Während des Versuchs wurde dann über die elektrische Spannung – die so genannte Geoelektrik – im Boden gemessen, ob das Treibhausgas auch tatsächlich im Untergrund bleibt. Oberirdisch direkt über dem Boden ermittelten die Forscher gleichzeitig die CO2-Konzentration. Das war wichtig, erklärt Axel Liebscher, denn eine der Hauptfragen war die Sicherheit.
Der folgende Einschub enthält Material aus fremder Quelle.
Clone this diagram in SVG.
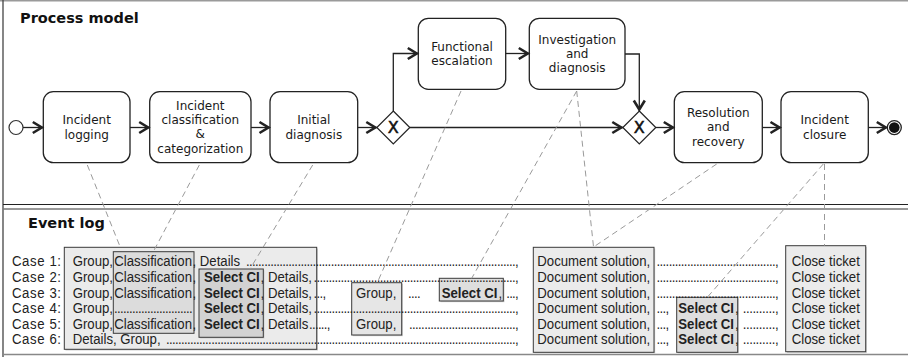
<svg xmlns="http://www.w3.org/2000/svg" width="908" height="357" viewBox="0 0 908 357">
  <style>
    .title { font-family: "DejaVu Sans", Verdana, sans-serif; font-size: 14.5px; font-weight: bold; fill: #111; }
    .task rect { fill: #fff; stroke: #222; stroke-width: 1.3; }
    .task text { font-family: "DejaVu Sans", Verdana, sans-serif; font-size: 12px; fill: #1a1a1a; text-anchor: middle; }
    .gw polygon { fill: #fff; stroke: #222; stroke-width: 1.2; }
    .gw text { font-family: "DejaVu Sans", Verdana, sans-serif; font-size: 16px; fill: #111; stroke: #111; stroke-width: 0.5; text-anchor: middle; }
    .flow { fill: none; stroke: #222; stroke-width: 1.3; }
    .map { fill: none; stroke: #9a9a9a; stroke-width: 1; stroke-dasharray: 6 4; }
    .log { font-family: "Liberation Sans", Arial, sans-serif; font-size: 13.2px; fill: #222; }
    .log .b { font-weight: bold; }
    .log .dots { letter-spacing: -0.7px; }
    .lbox { stroke: #3a3a3a; stroke-width: 1; }
    .shadow { fill: #cfcfcf; }
  </style>
  <defs>
    <marker id="arr" viewBox="0 0 16 14" markerUnits="userSpaceOnUse" markerWidth="16" markerHeight="14" refX="12.5" refY="7" orient="auto" overflow="visible">
      <path d="M2,1.5 L11,7 L2,12.5" fill="none" stroke="#222" stroke-width="2.6"/>
    </marker>
  </defs>

  <!-- frame -->
  <g id="frame">
    <line x1="0" y1="0.75" x2="908" y2="0.75" stroke="#9a9a9a" stroke-width="1.5"/>
    <line x1="3" y1="0" x2="3" y2="357" stroke="#444" stroke-width="1.3"/>
    <line x1="3" y1="204.5" x2="908" y2="204.5" stroke="#222" stroke-width="1.2"/>
    <line x1="3" y1="209" x2="908" y2="209" stroke="#777" stroke-width="1.5"/>
    <line x1="3" y1="354.5" x2="908" y2="354.5" stroke="#888" stroke-width="1.5"/>
  </g>

  <text class="title" x="20" y="23">Process model</text>
  <text class="title" x="28" y="228">Event log</text>

  <!-- process model nodes -->
  <g id="start">
    <circle cx="16" cy="127.5" r="7" fill="#fff" stroke="#333" stroke-width="1.2"/>
  </g>
  <g id="incident-logging" class="task">
    <rect x="43.3" y="91.7" width="86.7" height="71" rx="10"/>
    <text x="86.7" y="124.2">Incident</text>
    <text x="86.7" y="138.5">logging</text>
  </g>
  <g id="incident-classification" class="task">
    <rect x="149.7" y="91.7" width="101.3" height="71" rx="10"/>
    <text x="200.3" y="109.8">Incident</text>
    <text x="200.3" y="124.1">classification</text>
    <text x="200.3" y="138.4">&amp;</text>
    <text x="200.3" y="152.7">categorization</text>
  </g>
  <g id="initial-diagnosis" class="task">
    <rect x="270" y="91.7" width="87.7" height="71" rx="10"/>
    <text x="313.8" y="124.2">Initial</text>
    <text x="313.8" y="138.5">diagnosis</text>
  </g>
  <g id="gateway-split" class="gw">
    <polygon points="393.3,111 409.8,127.5 393.3,144 376.8,127.5"/>
    <text x="393.3" y="133.4">X</text>
  </g>
  <g id="functional-escalation" class="task">
    <rect x="418.3" y="18.3" width="87.4" height="71" rx="10"/>
    <text x="462" y="50.8">Functional</text>
    <text x="462" y="65.1">escalation</text>
  </g>
  <g id="investigation-diagnosis" class="task">
    <rect x="529.3" y="18.3" width="95.7" height="71" rx="10"/>
    <text x="577.2" y="43.6">Investigation</text>
    <text x="577.2" y="57.9">and</text>
    <text x="577.2" y="72.2">diagnosis</text>
  </g>
  <g id="gateway-join" class="gw">
    <polygon points="639.3,111 655.8,127.5 639.3,144 622.8,127.5"/>
    <text x="639.3" y="133.4">X</text>
  </g>
  <g id="resolution-recovery" class="task">
    <rect x="674.3" y="91.7" width="88" height="71" rx="10"/>
    <text x="718.3" y="117">Resolution</text>
    <text x="718.3" y="131.3">and</text>
    <text x="718.3" y="145.6">recovery</text>
  </g>
  <g id="incident-closure" class="task">
    <rect x="781" y="91.7" width="87.3" height="71" rx="10"/>
    <text x="824.7" y="124.2">Incident</text>
    <text x="824.7" y="138.5">closure</text>
  </g>
  <g id="end">
    <circle cx="894.3" cy="127.6" r="7" fill="#fff" stroke="#222" stroke-width="1.3"/>
    <circle cx="894.3" cy="127.6" r="5.3" fill="#111"/>
  </g>

  <!-- sequence flows -->
  <g id="flows">
    <path class="flow" d="M23,127.5 H43.3" marker-end="url(#arr)"/>
    <path class="flow" d="M130,127.5 H149.7" marker-end="url(#arr)"/>
    <path class="flow" d="M251,127.5 H270" marker-end="url(#arr)"/>
    <path class="flow" d="M357.7,127.5 H376.8" marker-end="url(#arr)"/>
    <path class="flow" d="M393.3,111 V53.5 H418.3" marker-end="url(#arr)"/>
    <path class="flow" d="M505.7,53.5 H529.3" marker-end="url(#arr)"/>
    <path class="flow" d="M625,54 H639.3 V111" marker-end="url(#arr)"/>
    <path class="flow" d="M409.8,127.5 H622.8" marker-end="url(#arr)"/>
    <path class="flow" d="M655.8,127.5 H674.3" marker-end="url(#arr)"/>
    <path class="flow" d="M762.3,127.5 H781" marker-end="url(#arr)"/>
    <path class="flow" d="M868.3,127.5 H887.3" marker-end="url(#arr)"/>
  </g>

  <!-- event log boxes -->
  <g id="log-prefix">
    <rect class="shadow" x="65.5" y="248.5" width="252.4" height="102"/>
    <rect class="lbox" x="64.3" y="247.3" width="252.4" height="102" fill="#ebebeb" stroke="#6a6a6a"/>
  </g>
  <g id="log-classification">
    <rect class="lbox" x="113.3" y="251.7" width="80.7" height="81.6" fill="#dcdcdc"/>
  </g>
  <g id="log-select-ci-1">
    <rect class="shadow" x="200.2" y="270.2" width="64.3" height="68.3"/>
    <rect class="lbox" x="199" y="269" width="64.3" height="68.3" fill="#d2d2d2"/>
  </g>
  <g id="log-group">
    <rect class="shadow" x="352.9" y="283.9" width="50" height="52.3"/>
    <rect class="lbox" x="351.7" y="282.7" width="50" height="52.3" fill="#e6e6e6"/>
  </g>
  <g id="log-select-ci-2">
    <rect class="shadow" x="440.5" y="279.5" width="64" height="22.7"/>
    <rect class="lbox" x="439.3" y="278.3" width="64" height="22.7" fill="#dedede"/>
  </g>
  <g id="log-document-solution">
    <rect class="shadow" x="534.5" y="248.5" width="120.7" height="105"/>
    <rect class="lbox" x="533.3" y="247.3" width="120.7" height="105" fill="#ebebeb"/>
  </g>
  <g id="log-select-ci-3">
    <rect class="shadow" x="677.9" y="298.5" width="61" height="55"/>
    <rect class="lbox" x="676.7" y="297.3" width="61" height="55" fill="#dedede"/>
  </g>
  <g id="log-close-ticket">
    <rect class="shadow" x="786.9" y="246.9" width="80" height="106"/>
    <rect class="lbox" x="785.7" y="245.7" width="80" height="106" fill="#ebebeb"/>
  </g>

  <!-- event log traces (glyphs slightly taller than wide, hence the vertical scale) -->
  <g id="traces" class="log" transform="matrix(1 0 0 1.1 0 -26.65)">
    <!-- case 1 -->
    <text x="12" y="266.5" textLength="49" lengthAdjust="spacing">Case 1:</text>
    <text x="72.7" y="266.5">Group,</text>
    <text x="114.3" y="266.5">Classification</text>
    <text x="192.5" y="266.5">, Details</text>
    <text class="dots" x="246" y="266.5" textLength="272" lengthAdjust="spacing">.........................................................................................,</text>
    <text x="537.3" y="266.5">Document solution,</text>
    <text class="dots" x="656.5" y="266.5" textLength="121.5" lengthAdjust="spacing">.......................................,</text>
    <text x="791.7" y="266.5">Close ticket</text>

    <!-- case 2 -->
    <text x="12" y="280.68" textLength="49" lengthAdjust="spacing">Case 2:</text>
    <text x="72.7" y="280.68">Group,</text>
    <text x="114.3" y="280.68">Classification</text>
    <text x="192.5" y="280.68">,</text>
    <text class="b" x="204" y="280.68">Select CI</text>
    <text x="260.6" y="280.68">, Details,</text>
    <text class="dots" x="313.5" y="280.68" textLength="204.5" lengthAdjust="spacing">...................................................................,</text>
    <text x="537.3" y="280.68">Document solution,</text>
    <text class="dots" x="656.5" y="280.68" textLength="121.5" lengthAdjust="spacing">.......................................,</text>
    <text x="791.7" y="280.68">Close ticket</text>

    <!-- case 3 -->
    <text x="12" y="294.86" textLength="49" lengthAdjust="spacing">Case 3:</text>
    <text x="72.7" y="294.86">Group,</text>
    <text x="114.3" y="294.86">Classification</text>
    <text x="192.5" y="294.86">,</text>
    <text class="b" x="204" y="294.86">Select CI</text>
    <text x="260.6" y="294.86">, Details,</text>
    <text class="dots" x="313.5" y="294.86">...,</text>
    <text x="356" y="294.86">Group,</text>
    <text class="dots" x="408" y="294.86">....</text>
    <text class="b" x="441.7" y="294.86">Select CI</text>
    <text x="498.5" y="294.86">,</text>
    <text class="dots" x="506.2" y="294.86">...,</text>
    <text x="537.3" y="294.86">Document solution,</text>
    <text class="dots" x="656.5" y="294.86" textLength="121.5" lengthAdjust="spacing">.......................................,</text>
    <text x="791.7" y="294.86">Close ticket</text>

    <!-- case 4 -->
    <text x="12" y="309.05" textLength="49" lengthAdjust="spacing">Case 4:</text>
    <text x="72.7" y="309.05">Group,</text>
    <text class="dots" x="114" y="309.05" textLength="78" lengthAdjust="spacing">..........................</text>
    <text class="b" x="204" y="309.05">Select CI</text>
    <text x="260.6" y="309.05">, Details,</text>
    <text class="dots" x="313.5" y="309.05" textLength="204.5" lengthAdjust="spacing">...................................................................,</text>
    <text x="537.3" y="309.05">Document solution,</text>
    <text class="dots" x="656.5" y="309.05">...,</text>
    <text class="b" x="678.3" y="309.05">Select CI</text>
    <text x="734.9" y="309.05">,</text>
    <text class="dots" x="742.7" y="309.05" textLength="35.3" lengthAdjust="spacing">..........,</text>
    <text x="791.7" y="309.05">Close ticket</text>

    <!-- case 5 -->
    <text x="12" y="323.23" textLength="49" lengthAdjust="spacing">Case 5:</text>
    <text x="72.7" y="323.23">Group,</text>
    <text x="114.3" y="323.23">Classification</text>
    <text x="192.5" y="323.23">,</text>
    <text class="b" x="204" y="323.23">Select CI</text>
    <text x="260.6" y="323.23">, Details</text>
    <text class="dots" x="309" y="323.23">......,</text>
    <text x="356" y="323.23">Group,</text>
    <text class="dots" x="409" y="323.23" textLength="109" lengthAdjust="spacing">...................................,</text>
    <text x="537.3" y="323.23">Document solution,</text>
    <text class="dots" x="656.5" y="323.23">...,</text>
    <text class="b" x="678.3" y="323.23">Select CI</text>
    <text x="734.9" y="323.23">,</text>
    <text class="dots" x="742.7" y="323.23" textLength="35.3" lengthAdjust="spacing">..........,</text>
    <text x="791.7" y="323.23">Close ticket</text>

    <!-- case 6 -->
    <text x="12" y="337.41" textLength="49" lengthAdjust="spacing">Case 6:</text>
    <text x="72.7" y="337.41">Details, Group,</text>
    <text class="dots" x="166" y="337.41" textLength="352" lengthAdjust="spacing">....................................................................................................................,</text>
    <text x="537.3" y="337.41">Document solution,</text>
    <text class="dots" x="656.5" y="337.41">...,</text>
    <text class="b" x="678.3" y="337.41">Select CI</text>
    <text x="734.9" y="337.41">,</text>
    <text class="dots" x="742.7" y="337.41" textLength="35.3" lengthAdjust="spacing">..........,</text>
    <text x="791.7" y="337.41">Close ticket</text>
  </g>

  <!-- mapping between activities and log events -->
  <g id="mappings">
    <line class="map" x1="87.3" y1="165" x2="120" y2="246.5"/>
    <line class="map" x1="199.3" y1="165" x2="153.3" y2="251.7"/>
    <line class="map" x1="312.7" y1="165" x2="250" y2="269"/>
    <line class="map" x1="461" y1="91" x2="377.3" y2="282.7"/>
    <line class="map" x1="576.7" y1="91" x2="471.7" y2="278.3"/>
    <line class="map" x1="576.7" y1="91" x2="593.5" y2="246.7"/>
    <line class="map" x1="716.7" y1="164" x2="594" y2="246.7"/>
    <line class="map" x1="823.3" y1="164" x2="707.3" y2="297.3"/>
    <line class="map" x1="824.5" y1="164" x2="824.5" y2="245.7"/>
  </g>
</svg>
"Die Übertragbarkeit von Ketzin auf andere Standorte ist immer schwierig, weil natürlich die Geologie an jedem Standort unterschiedlich ist. Was wir von Ketzin übertragen können, sind die Überwachungsmethoden, die wir eingesetzt haben."
In hoher Konzentration kann Kohlendioxid toxisch wirken. Das Gas ist farb- und geruchslos, etwas schwerer als Luft und reichert sich deshalb schnell am Boden an. Ein Grund weshalb der Feldversuch in Ketzin auch auf der "Grünen Wiese", außerhalb der Ortschaft durchgeführt wurde.
Politisch hat man sich vor einigen Jahren schon auf die CCS-Technik geeinigt, um die Treibhausgasemissionen zu reduzieren. Doch dass die unterirdische CO2 Lagerung das Problem löst, ist ein Trugschluss, sagt Sebastian Scholz, Experte für Energiepolitik beim Naturschutzbund
"So ist es. Vor allem muss man auch sehen, dass das eine Technologie ist, die Hinterlassenschaften hat ähnlich wie die Atomkraft, nämlich auf Ewigkeiten müsste das gespeichert sein und ein Monitoring stattfinden und das kann man heute nicht gewährleisten, dass man in mehreren tausend Jahren dieses Monitoring noch hat."
"Es ist eine Lösung auf Zeit"
CCS Techniken verschieben das Problem der CO2 Emissionen nur, sie lösen es nicht. Kohlekraftwerke kann man abschalten und durch alternative nachhaltige Energiegewinnung wie zum Beispiel Windkraft ersetzen. Aber für die bei der Stahl- und Zementherstellung anfallenden CO2 Emissionen gibt es bislang keine Alternativen. Da liegt der Gedanken nahe, das Kohlendioxid aus den Prozessen abzuspalten und unterirdisch zu lagern.
"Es ist eine Lösung auf Zeit. Wer der Meinung ist, dass man nur mit CCS das Klimaproblem wird lösen können, der ist auf dem Holzweg",
… sagt auch Axel Liebscher.
Trotzdem es bleibt die Frage, für wie lange lässt sich das CO2 Problem in den Untergrund verschieben? 50, 60 vielleicht sogar 100 Jahre so die Schätzungen der Forscher. Platz ist da. Vor allem im Norden Deutschlands finden sich größere Gebiete mit den geeigneten geologischen Gesteinsschichten dafür, weiß der Forscher und verweist auf Norwegen, wo schon länger Kohlendioxid im Untergrund gelagert wird.
"Also die Norwegische Firma Stat Oil betreibt einen geologischen CO2 Speicher vor der Küste von Norwegen. Da werden seit 1996 pro Jahr eine Million Tonnen C02 eingespeichert und dieser Speicher ist noch lange nicht voll."
Im Feldversuch waren es gerade mal 67.000 Tonnen CO2. Ein Bruchteil dessen, was in Zukunft möglicherweise von Seiten der Industrie unterirdisch gespeichert werden soll.
In Ketzin verschließen die Forscher jetzt erst einmal die Bohrlöcher. Das eingespeiste CO2 bleibt im Untergrund. Es wird weiterhin überwacht. Der Versuch ist zu Ende.